Reason 1: You’re not melodic enough.
This is kind of obvious when you think about it, but if you can’t make a melody from the notes available, then no amount of ‘breaking out’ ideas or techniques will cure you of your ills. I imagine BB King never worried out breaking out of scale boxes because he had all the notes he needed right under his fingertips; all he then did was to make beautiful melodies out of them. For some reason guitarists tend to use 10 times as many notes as they need to, and this is what creates the desire to somehow reach the ‘mystical notes’ beyond the box you’re stuck in; these notes apparently containing the answer to all scale ruts.
I’m sure you’ve heard the famous riff from the Deep Purple track, ‘Smoke on the Water’, especially if you’ve ever spent more than ten minutes in a guitar shop. While the riff itself pretty much overshadows the actual song, it’s worth having a look at the solo as it’s a masterclass in melodic phrasing, tasteful runs, and the thing that everyone misses about Ritchie Blackmore’s playing: he’s an absolute master of the less is more school of thought, and a great example of how to make an incredibly melodic solo from what are basically scale runs. If you break this solo down, you’ll see how he takes scale patterns and injects melody and phrasing into them.
What to do about it: There are a couple of things you can do to start thinking in more melodic terms, especially the method we looked at in the, ‘How to Create Melodic Guitar Solos’, blog post.
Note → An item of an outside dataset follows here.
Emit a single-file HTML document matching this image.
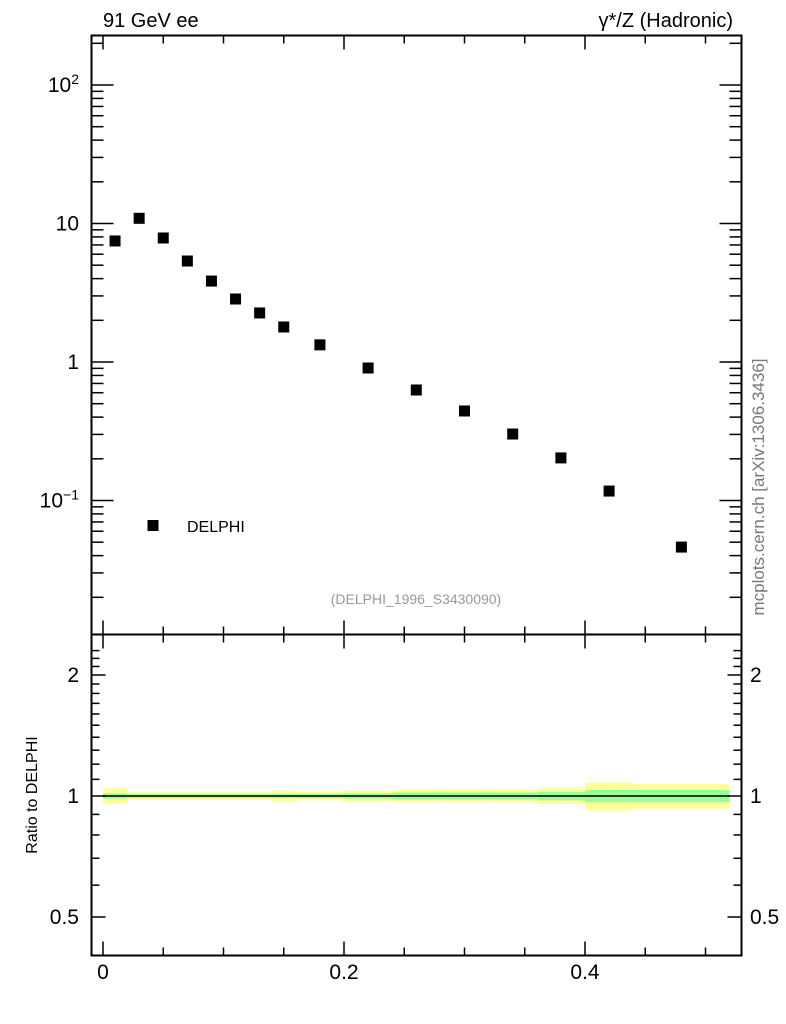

Reason 2: Scale fingering options
This follows on the from the previous idea because one of the reasons you may not be able to squeeze any melodic ideas out of certain scale boxes comes down to the way you’re fingering the scale.
Let me explain…
You may recognize the scale pattern below, which is of course the A Minor Pentatonic ‘Clapton’ style box. The great thing about this particular pattern is that the natural fingering you use to play it, and the layout of the notes, lend themselves well to actually coming up with musical phrases, runs and ideas; it’s also fairly easy to create melodies from this pattern.
Let’s compare this to another pattern such as this 3NPS F Major Scale box:
What happens here is that the natural fingering you use to play through this pattern doesn’t lend itself well to making actual music. Your hand feels restricted and tied to the 3NPS idea, making you more likely to play stuff that sounds like scales; in other words, what’s restricting you is the fingering, not the scale pattern.
What to do about it: The best thing to do here is to find fingerings within the scale pattern that are comfortable for you, or as comfortable as the Clapton box above. I’m not suggesting you turn this into some kind of hack pentatonic shape but look for a way to finger the notes so that you can come up with melodic ideas, rather than having your hand in that rigid 3NPS position. Remember that you don’t have to use all the notes in the scale, there are only 7 different ones out of the 18 notes in the pattern.
In combination, these two ideas should get you out of that rut without having to learn anything new or ‘break out’ of any boxes.